Tuesday, September 10, 2019

Book 28: Paul takes the form of a mortal girl by Andrea Lawlor

I read this right after finishing Just Kids, and while none of the book takes place in New York City, the entire book is informed by the title character's experience there in the early nineties, just after Robert Mapplethorpe's death and the end of that memoir. It was a clear thruline, although not intended, and Patti Smith is mentioned often, and so are so many other aspects of culture referenced throughout that memoir.
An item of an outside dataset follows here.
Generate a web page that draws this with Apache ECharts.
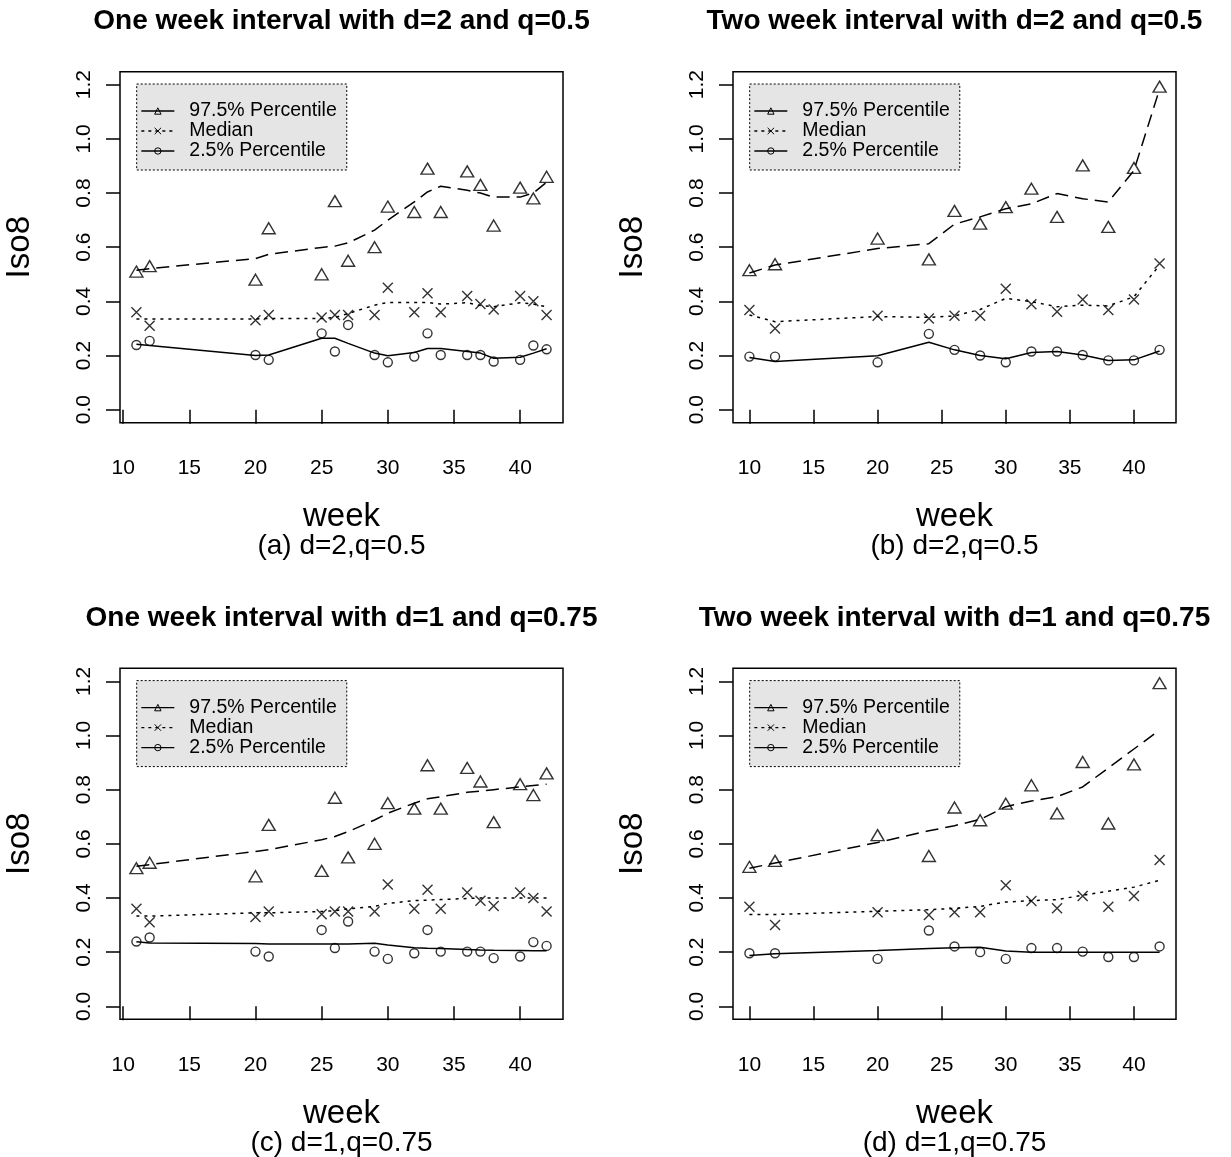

This book isn't a memoir, and can't be, really--Paul is a shapeshifter, whose primary form is that of a young gay man, but who shifts into the body of a lesbian in order to go to Michigan with his best friend, a dyke named Jane, and often shifts into whichever queer body he needs to inhabit to explore both himself and the world. The book takes us from Iowa to Michigan to his hometown in upstate New York to Provincetown in the winter and finally, of course, to San Francisco, with flashbacks to his time at Pride in New York City. And it takes us to every single version of queer identity and culture and sex that existed in 1993 America, with a clarity and knowledge that made me laugh out loud multiple times and marvel at things I had once known but forgotten, and yet could not hope to remember how I had learned of it for the first time. I haven't felt so known by a piece of queer culture since first hearing the song "Ring of Keys" (and now that I write that, it's obvious to me that how I know of so much of the culture depicted in this book is from Dykes to Watch Out For), and the book just hit a part of my heart that I didn't know I needed to have pinged: what it was to be queer through the nineties, even if the character Paul is about ten years older than I am.

Paul's gender identity and sexual behaviors are both fluid, as is his exploration of what kind of queer he's going to be, regardless of how he presents. It's such a fascinating use of magical realism, this depiction of someone who truly lives between worlds and genders and identities, always the outsider, always finding his way through a porous barrier. The sex is frequent and explicit and the sort that I almost can't believe is still shocking, except that of course it is, and every cultural reference (with the exception of one that is so egregious an error I almost have to believe that it's me misremembering rather than it being something that made it through editing, except that I know it's wrong) is so pitch perfect it felt almost disorienting to look up from the pages and still be in 2019. I don't miss the early nineties; I was in my early teens, and even beyond that, queer life in America is better now, no matter how rosy the glasses of nostalgia are. But in the same way that the music of your youth always sounds good to you in a way that music from no other era ever will, this book thrums a very specific chord that I will always respond to.